SEC Media Days | Relationships over Transactions
- Joseph Sisson
- Aug 2
- 4 min read
Updated: Aug 14

For the University of Georgia, success is no longer a destination — it’s an expectation.
As head coach Kirby Smart took the podium at SEC Media Days on Tuesday morning,
there was no question that his message carried the weight of legacy. But this year, legacy
isn’t what he’s chasing. It's continuity, culture, and control in an era defined by chaos.
"This is my 10th season at Georgia,” Smart said, “and our team is going to be made up of
54 percent first- and second-year players.” It was both a nod to the reality of roster
turnover and a signal of opportunity. The transfer portal is open. NIL is no longer
theoretical. And yet, in Smart’s words, Georgia remains committed to “relationships over
transactions.”
That ethos is increasingly rare in college football’s new marketplace. Smart wasn’t shy
about the balancing act: recruit elite talent, pay it fairly, and still demand accountability in
a sport now shaped by individual branding and six-figure payouts. “People don’t want to
confront and demand anymore for fear of losing a player,” Smart said. “I’d rather go get
the right player who buys into being coached.”
It was a statement no one could ignore, just like the one-liner he delivered in response to
the week’s most unserious rumor — that Nick Saban, now 73, might return to coaching.
“I almost laughed,” Smart said with a grin. “Somebody needed something interesting to
talk about yesterday, so they chose Coach Saban. But make no mistake about it — the
boss at home is going to make that call for him, not him.”
The Quiet Rise of Gunner Stockton
At Smart’s side sat quarterback Gunner Stockton, linebacker CJ Allen, and cornerback
Daylen Everette — three players reflective of Georgia’s future, not just its present. But it
was Stockton, the redshirt junior from Rabun County, who drew the most attention.
Stockton’s path to the starting job has been anything but instant. In the era of transfers
and instant gratification, he stayed. He waited. He prepared like the job was his when it
wasn’t. And when Carson Beck went down in the SEC Championship last December,
Stockton led a 75-yard touchdown drive on his first series — and helped Georgia top
Texas in overtime.
“He didn’t go in during a normal environment,” Smart said. “He played in one of the
biggest games of the year. And he was ready.”
Still, Smart hasn’t officially named Stockton the starter. Sophomore Ryan Puglisi
continues to push. But the coach made it clear that Stockton’s leadership — not just his
tape — earned him a place in Atlanta.
“He leads from the front,” Smart said. “He’s a winner.”
New Faces, Old Standards
Georgia’s 2025 campaign is defined not by how much the Bulldogs return, but how well
they replace what’s lost. The 2024 roster was among the most experienced Smart had
coached. This one? Not even close. Gone are the veterans who held together both lines of
scrimmage. In their place are talented, untested names, brought up on Georgia’s culture
of competition.
“We’ve had practices that were spirited,” Smart said. “We talked all spring about fire,
passion, and energy. That’s what separates teams now. Complacency versus energy.”

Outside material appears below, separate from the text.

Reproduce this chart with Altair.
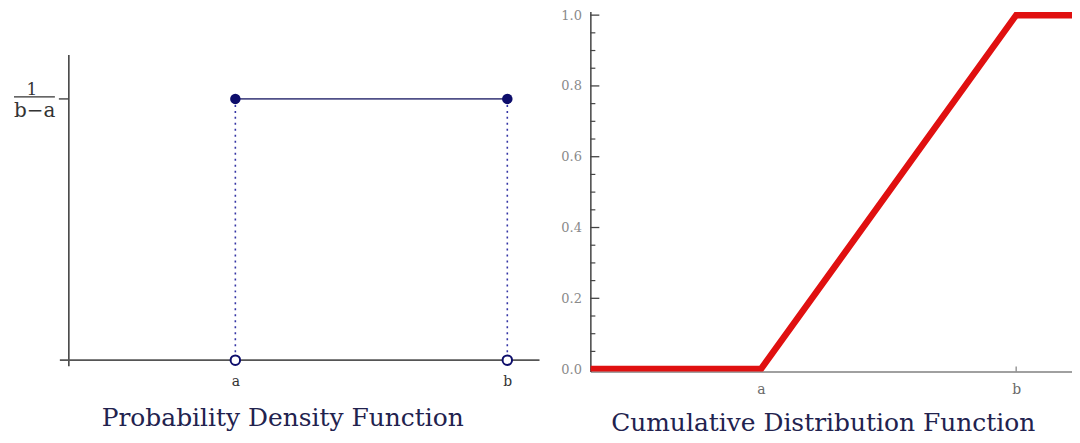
import altair as alt
import pandas as pd

# ---------------- data (symbolic a, b) ----------------
a_val = 3.0
b_val = 7.9
pdf_h = 1.0 / (b_val - a_val)          # height 1/(b-a)

# left panel (PDF) extents in data units
pdf_x_domain = [-0.162, 8.48]
pdf_y_domain = [-0.00892, 0.2723]
pdf_xaxis_x = [-0.162, 8.48]           # drawn x-axis line
pdf_yaxis_y = [-0.0047, 0.2384]        # drawn y-axis line
pdf_points_x = [a_val, b_val]
pdf_labels = ["a", "b"]

# right panel (CDF)
cdf_x_domain = [-0.2734, 8.972]
cdf_y_domain = [-0.007, 1.01]
cdf_x = [-0.2734, a_val, b_val, 8.972]
cdf_y = [0.0, 0.0, 1.0, 1.0]
cdf_major = [0.0, 0.2, 0.4, 0.6, 0.8, 1.0]
cdf_minor = [0.05, 0.1, 0.15, 0.25, 0.3, 0.35, 0.45, 0.5, 0.55,
             0.65, 0.7, 0.75, 0.85, 0.9, 0.95]

W1, W2, H = 481, 483, 361
SERIF = "DejaVu Serif"
NAVY = "#0d0d6b"

# ---------------- left: PDF ----------------
xs1 = alt.Scale(domain=pdf_x_domain, nice=False, zero=False)
ys1 = alt.Scale(domain=pdf_y_domain, nice=False, zero=False)
X1 = alt.X("x:Q", scale=xs1, axis=alt.Axis(
    values=pdf_points_x, labelExpr="datum.value < 5 ? 'a' : 'b'",
    domain=False, ticks=False, tickSize=0, grid=False, title=None,
    labelFont=SERIF, labelFontSize=14, labelColor="#333333",
    labelPadding=3, labelFlush=False, labelOverlap=False))
Y1 = alt.Y("y:Q", scale=ys1, axis=None)

yaxis_df = pd.DataFrame({"x": [0.0], "y": [pdf_yaxis_y[0]], "y2": [pdf_yaxis_y[1]]})
xaxis_df = pd.DataFrame({"x": [pdf_xaxis_x[0]], "x2": [pdf_xaxis_x[1]], "y": [0.0]})
level_df = pd.DataFrame({"x": [0.0], "x2": [0.0], "y": [pdf_h]})
top_df = pd.DataFrame({"x": [a_val], "x2": [b_val], "y": [pdf_h]})
pts_df = pd.DataFrame({"x": pdf_points_x, "y": [pdf_h, pdf_h], "y0": [0.0, 0.0],
                       "label": pdf_labels})
base_df = pd.DataFrame({"x": pdf_points_x, "y": [0.0, 0.0]})
frac_df = pd.DataFrame({"x": [0.0], "x2": [0.0], "y": [pdf_h]})

l_yaxis = alt.Chart(yaxis_df).mark_rule(color="#444444", strokeWidth=1.6).encode(
    x=X1, y=Y1, y2="y2:Q")
l_xaxis = alt.Chart(xaxis_df).mark_rule(color="#555555", strokeWidth=1.6).encode(
    x=X1, x2="x2:Q", y=Y1)
l_tick = alt.Chart(level_df).mark_rule(color="#444444", strokeWidth=1.4, xOffset=-10).encode(
    x=X1, x2="x2:Q", y=Y1)
l_top = alt.Chart(top_df).mark_rule(color="#505088", strokeWidth=1.8).encode(
    x=X1, x2="x2:Q", y=Y1)
l_dots = alt.Chart(pts_df).mark_rule(color="#3535a5", strokeWidth=1.6,
                                     strokeDash=[2, 4]).encode(x=X1, y=Y1, y2="y0:Q")
l_fill = alt.Chart(pts_df).mark_point(filled=True, color=NAVY, size=110, opacity=1).encode(
    x=X1, y=Y1)
l_open = alt.Chart(base_df).mark_point(filled=True, fill="white", stroke=NAVY,
                                       strokeWidth=2, size=90, opacity=1).encode(x=X1, y=Y1)
l_one = alt.Chart(frac_df).mark_text(text="1", font=SERIF, fontSize=17, color="#333333",
                                     align="center", baseline="alphabetic",
                                     dx=-37, dy=-4).encode(x=X1, y=Y1)
l_den = alt.Chart(frac_df).mark_text(text="b\u2212a", font=SERIF, fontSize=20,
                                     color="#333333", align="left",
                                     baseline="alphabetic", dx=-55, dy=18).encode(x=X1, y=Y1)
l_bar = alt.Chart(frac_df).mark_rule(color="#333333", strokeWidth=1.4, xOffset=-55,
                                     x2Offset=-14, yOffset=-2).encode(x=X1, x2="x2:Q", y=Y1)

left = alt.layer(l_yaxis, l_xaxis, l_tick, l_top, l_dots, l_fill, l_open,
                 l_one, l_den, l_bar).properties(
    width=W1, height=H,
    title=alt.TitleParams("Probability Density Function", orient="bottom",
                          anchor="middle", frame="group", font=SERIF, fontSize=25,
                          fontWeight="normal", color="#22224e", dx=-17, offset=38,
                          baseline="alphabetic"))

# ---------------- right: CDF ----------------
xs2 = alt.Scale(domain=cdf_x_domain, nice=False, zero=False)
ys2 = alt.Scale(domain=cdf_y_domain, nice=False, zero=False)
X2 = alt.X("x:Q", scale=xs2, axis=alt.Axis(
    values=pdf_points_x, labelExpr="datum.value < 5 ? 'a' : 'b'",
    domain=True, domainColor="#808080", domainWidth=1.5, ticks=False, tickSize=0,
    grid=False, title=None, labelFont=SERIF, labelFontSize=14, labelColor="#6a6a6a",
    labelPadding=11, labelFlush=False, labelOverlap=False))
Y2 = alt.Y("y:Q", scale=ys2, axis=alt.Axis(
    values=cdf_major, format=".1f", domain=True, domainColor="#444444",
    domainWidth=1.5, ticks=False, tickSize=0, grid=False, title=None,
    labelFont=SERIF, labelFontSize=13, labelColor="#8a8a8a", labelPadding=9,
    labelFlush=False, labelOverlap=False))

cdf_df = pd.DataFrame({"x": cdf_x, "y": cdf_y})
major_df = pd.DataFrame({"y": cdf_major})
minor_df = pd.DataFrame({"y": cdf_minor})
xt_df = pd.DataFrame({"x": pdf_points_x})

r_major = alt.Chart(major_df).mark_rule(color="#444444", strokeWidth=1.3).encode(
    y=Y2, x=alt.value(0), x2=alt.value(9))
r_minor = alt.Chart(minor_df).mark_rule(color="#444444", strokeWidth=1.2).encode(
    y=Y2, x=alt.value(0), x2=alt.value(5))
r_xt = alt.Chart(xt_df).mark_rule(color="#808080", strokeWidth=1.2).encode(
    x=X2, y=alt.value(H), y2=alt.value(H - 5))
r_line = alt.Chart(cdf_df).mark_line(color="#e01010", strokeWidth=6.5, clip=True).encode(
    x=X2, y=Y2, order=alt.Order("x:Q"))

right = alt.layer(r_major, r_minor, r_xt, r_line).properties(
    width=W2, height=H,
    title=alt.TitleParams("Cumulative Distribution Function", orient="bottom",
                          anchor="middle", frame="group", font=SERIF, fontSize=25,
                          fontWeight="normal", color="#22224e", dx=-8, offset=35,
                          baseline="alphabetic"))

chart = alt.hconcat(left, right, spacing=51, bounds="flush").properties(
    padding={"left": 5, "top": 0, "right": 0, "bottom": 0}
).configure(background="white").configure_view(stroke=None)

chart.save("out.html", embed_options={"renderer": "svg", "actions": False})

CJ Allen is the living embodiment of that principle. The linebacker from Barnesville, Ga.,
has become a fixture in the program’s training room, arriving before sunrise to rehab and
prepare. “There wasn’t a morning we showed up that CJ wasn’t already there,” Smart
said.
Daylen Everette, a steadying presence in an otherwise green secondary, returns for his
senior year as a two-year starter. His role? Confidence and consistency — qualities that
will be essential as Georgia hosts both Alabama and Texas in Athens this fall.

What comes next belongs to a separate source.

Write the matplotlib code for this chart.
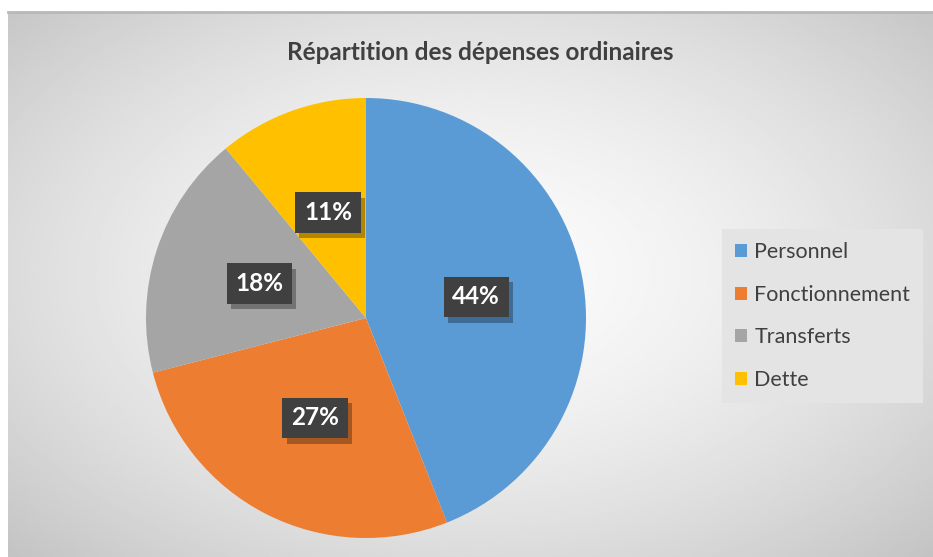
import numpy as np
import matplotlib.pyplot as plt
from matplotlib.patches import Patch
import matplotlib.patheffects as pe

# data
categories = ["Personnel", "Fonctionnement", "Transferts", "Dette"]
shares = [44, 27, 18, 11]
colors = ["#5B9BD5", "#ED7D31", "#A5A5A5", "#FFC000"]
title = "Répartition des dépenses ordinaires"

plt.rcParams['font.family'] = ['Lato', 'DejaVu Sans']
text_color = "#404040"

W, H = 933, 557
fig = plt.figure(figsize=(W / 100, H / 100), dpi=100)
fig.patch.set_facecolor("white")

# chart area background with radial gradient
bg = fig.add_axes([8 / W, 0, (W - 8) / W, (H - 12) / H])
yy, xx = np.mgrid[0:1:300j, 0:1:500j]
r = np.sqrt(((xx - 0.5) / 0.5) ** 2 + ((yy - 0.52) / 0.52) ** 2) / np.sqrt(2)
shade = 0.985 - 0.22 * r ** 1.6
bg.imshow(shade, cmap="gray", vmin=0, vmax=1, aspect="auto",
          extent=[0, 1, 0, 1], origin="lower")
bg.plot([0, 1], [1, 1], color="#b8b8b8", lw=2, clip_on=False)
bg.set_xlim(0, 1)
bg.set_ylim(0, 1)
bg.axis("off")

# pie
cx, cy, rad = 366, 318, 220
ax = fig.add_axes([(cx - rad) / W, (H - cy - rad) / H, 2 * rad / W, 2 * rad / H])
wedges, _ = ax.pie(shares, colors=colors, startangle=90, counterclock=False,
                   radius=1, wedgeprops=dict(linewidth=0))
ax.set_xlim(-1, 1)
ax.set_ylim(-1, 1)
ax.set_aspect("equal")

total = float(sum(shares))
start = 90.0
for val in shares:
    mid = np.deg2rad(start - val / total * 360 / 2)
    start -= val / total * 360
    x, y = 0.51 * np.cos(mid), 0.51 * np.sin(mid)
    t = ax.text(x, y, f"{val}%", ha="center", va="center", fontsize=17.5,
                fontweight="bold", color="white",
                bbox=dict(boxstyle="square,pad=0.36", facecolor="#404040",
                          edgecolor="none"))
    t.get_bbox_patch().set_path_effects(
        [pe.SimplePatchShadow(offset=(3, -4), shadow_rgbFace="black", alpha=0.3),
         pe.Normal()])

fig.text(480 / W, 1 - 52 / H, title, ha="center", va="center",
         fontsize=17.5, fontweight="bold", color=text_color)

handles = [Patch(facecolor=c, edgecolor="none") for c in colors]
leg = fig.legend(handles, categories, loc="center left",
                 bbox_to_anchor=(722 / W, 1 - 316 / H),
                 frameon=True, fancybox=False, framealpha=1,
                 facecolor="#e4e4e4", edgecolor="none",
                 fontsize=15.5, labelcolor=text_color,
                 handlelength=0.55, handleheight=0.55, handletextpad=0.35,
                 labelspacing=1.05, borderpad=0.6, borderaxespad=0)

fig.savefig("out.png", dpi=100)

“It’s what college football is about,” Smart said of the Alabama matchup. “Georgia and
Alabama in Athens — I wish it could happen more often.”
The Bigger Picture
Beneath Smart’s football-centric focus lies a deep reverence for what college athletics
once were — and what they still could be. He told the story of Kaila Jackson, a national
champion sprinter from Detroit now interning in Georgia’s sports information office. He
praised longtime trainer Ron Courson. He spoke candidly about his late father, Sonny
Smart, and the influence of Mark Richt, who taught him that family moments should
outweigh wins.
“No football game, win or loss, will ever measure the time I get to spend with my kids,”
Smart said.
But don’t mistake reflection for complacency. Georgia isn’t looking back. Smart doesn’t
have time to. Not when he’s trying to prepare half a roster of first- and second-year
players to navigate the most brutal conference in college football.
“We’re not where we need to be,” he said. “But if we find the guys who love it — who
show fire, passion and energy — we’ll be where we want to go.”
The Bulldogs will kick off their season on August 30th at 3:30 p.m. in Athens, Ga., when
they host the Marshall Thundering Herd at Sanford Stadium.